# To be done
Only the lines from the top of the listing below to the line that has "return 1 + (T - y) / ph" should be echoed, with both ends kept and pictures left out.

# START OF Collected material

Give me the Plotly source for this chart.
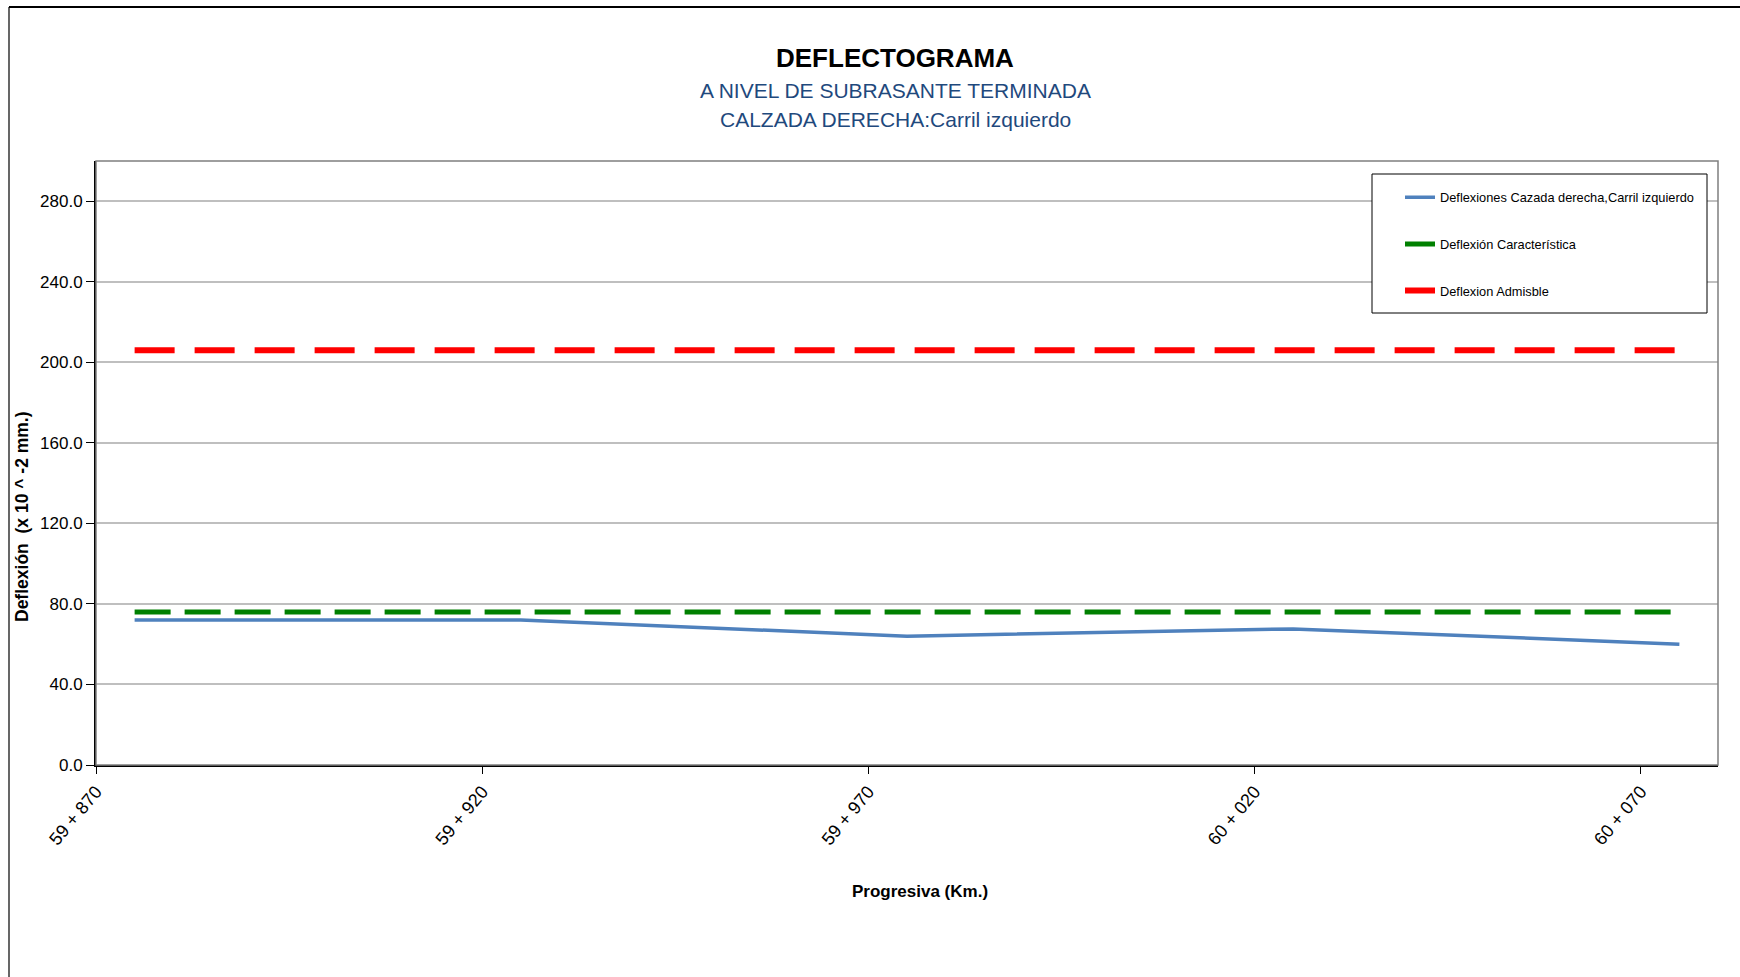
import plotly.graph_objects as go

# Chainage (m) of each measured station and the deflection readings
chainage = [59875, 59925, 59975, 60025, 60075]
deflexiones = [72.0, 72.0, 64.0, 67.6, 60.0]
deflexion_caracteristica = [76.0, 76.0, 76.0, 76.0, 76.0]
deflexion_admisible = [206.0, 206.0, 206.0, 206.0, 206.0]

tick_vals = [59870, 59920, 59970, 60020, 60070]
tick_text = ["59 + 870", "59 + 920", "59 + 970", "60 + 020", "60 + 070"]

FONT = "Liberation Sans Narrow, Arial Narrow, Liberation Sans, Arial, sans-serif"

# plot-area pixel geometry
W, H = 1740, 977
L, R, T, B = 96, 22, 161, 212
pw, ph = W - L - R, H - T - B


def px_x(x):
    return (x - L) / pw


def px_y(y):
    return 1 + (T - y) / ph


fig = go.Figure()
fig.add_trace(go.Scatter(
    x=chainage, y=deflexiones, mode="lines",
    name="Deflexiones Cazada derecha,Carril izquierdo",
    line=dict(color="#4F81BD", width=3.5), legendgroup="a",
))
fig.add_trace(go.Scatter(
    x=chainage, y=deflexion_caracteristica, mode="lines",
    name="Deflexión Característica",
    line=dict(color="#008000", width=5, dash="36px,14px"), legendgroup="b",
))
fig.add_trace(go.Scatter(
    x=chainage, y=deflexion_admisible, mode="lines",
    name="Deflexion Admisble",
    line=dict(color="#FF0000", width=6, dash="40px,20px"), legendgroup="c",
))

annotations = [
    dict(text="<b>DEFLECTOGRAMA</b>", x=px_x(895), y=px_y(58), xref="paper", yref="paper",
         showarrow=False, font=dict(family=FONT, size=26, color="black"),
         xanchor="center", yanchor="middle"),
    dict(text="A NIVEL DE SUBRASANTE TERMINADA", x=px_x(895), y=px_y(91), xref="paper",
         yref="paper", showarrow=False, font=dict(family=FONT, size=21, color="#1F497D"),
         xanchor="center", yanchor="middle"),
    dict(text="CALZADA DERECHA:Carril izquierdo", x=px_x(895), y=px_y(120), xref="paper",
         yref="paper", showarrow=False, font=dict(family=FONT, size=21, color="#1F497D"),
         xanchor="center", yanchor="middle"),
    dict(text="<b>Deflexión  (x 10 ^ -2 mm.)</b>", x=px_x(22), y=px_y(517), xref="paper",
         yref="paper", showarrow=False, textangle=-90,
         font=dict(family=FONT, size=17.5, color="black"),
         xanchor="center", yanchor="middle"),
    dict(text="<b>Progresiva (Km.)</b>", x=px_x(920), y=px_y(891), xref="paper",
         yref="paper", showarrow=False,
         font=dict(family=FONT, size=17, color="black"),
         xanchor="center", yanchor="middle"),
]

shapes = [
    # plot-area frame
    dict(type="rect", xref="paper", yref="paper", x0=0, x1=1, y0=0, y1=1,
         line=dict(color="#7F7F7F", width=1.5), layer="above"),
    # legend box
    dict(type="rect", xref="paper", yref="paper", x0=px_x(1372), x1=px_x(1707),
         y0=px_y(313), y1=px_y(174), line=dict(color="black", width=1),
         fillcolor="white", layer="above"),
    # chart-area frame (left and top edges)
    dict(type="line", xref="paper", yref="paper", x0=px_x(9), x1=px_x(1745),
         y0=px_y(7), y1=px_y(7), line=dict(color="black", width=2)),
    dict(type="line", xref="paper", yref="paper", x0=px_x(9), x1=px_x(9),
         y0=px_y(7), y1=px_y(985), line=dict(color="black", width=1.2)),
]

fig.update_layout(
    width=W, height=H,
    margin=dict(l=L, r=R, t=T, b=B),
    paper_bgcolor="white", plot_bgcolor="white",
    showlegend=True,
    legend=dict(
        x=px_x(1400), y=px_y(182.5), xanchor="left", yanchor="top",
        borderwidth=0, bgcolor="rgba(0,0,0,0)",
        font=dict(family=FONT, size=12.8, color="black"),
        traceorder="grouped", tracegroupgap=27,
    ),
    annotations=annotations,
    shapes=shapes,
    xaxis=dict(
        range=[59870, 60080], tickvals=tick_vals, ticktext=tick_text,
        tickangle=-50, ticks="outside", ticklen=7, tickcolor="black",
        showline=True, linecolor="black", linewidth=2, showgrid=False, zeroline=False,
        tickfont=dict(family=FONT, size=18, color="black"),
    ),
    yaxis=dict(
        range=[0, 300], dtick=40, tick0=0, tickformat=".1f",
        ticks="outside", ticklen=8, tickcolor="black",
        showline=True, linecolor="black", linewidth=2,
        showgrid=True, gridcolor="#BFBFBF", gridwidth=1.5, zeroline=False,
        tickfont=dict(family=FONT, size=17, color="black"),
    ),
)

fig.write_html("out.html")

# END OF Collected material

# Final result
Give me the Plotly source for this chart.
import plotly.graph_objects as go

# Chainage (m) of each measured station and the deflection readings
chainage = [59875, 59925, 59975, 60025, 60075]
deflexiones = [72.0, 72.0, 64.0, 67.6, 60.0]
deflexion_caracteristica = [76.0, 76.0, 76.0, 76.0, 76.0]
deflexion_admisible = [206.0, 206.0, 206.0, 206.0, 206.0]

tick_vals = [59870, 59920, 59970, 60020, 60070]
tick_text = ["59 + 870", "59 + 920", "59 + 970", "60 + 020", "60 + 070"]

FONT = "Liberation Sans Narrow, Arial Narrow, Liberation Sans, Arial, sans-serif"

# plot-area pixel geometry
W, H = 1740, 977
L, R, T, B = 96, 22, 161, 212
pw, ph = W - L - R, H - T - B


def px_x(x):
    return (x - L) / pw


def px_y(y):
    return 1 + (T - y) / ph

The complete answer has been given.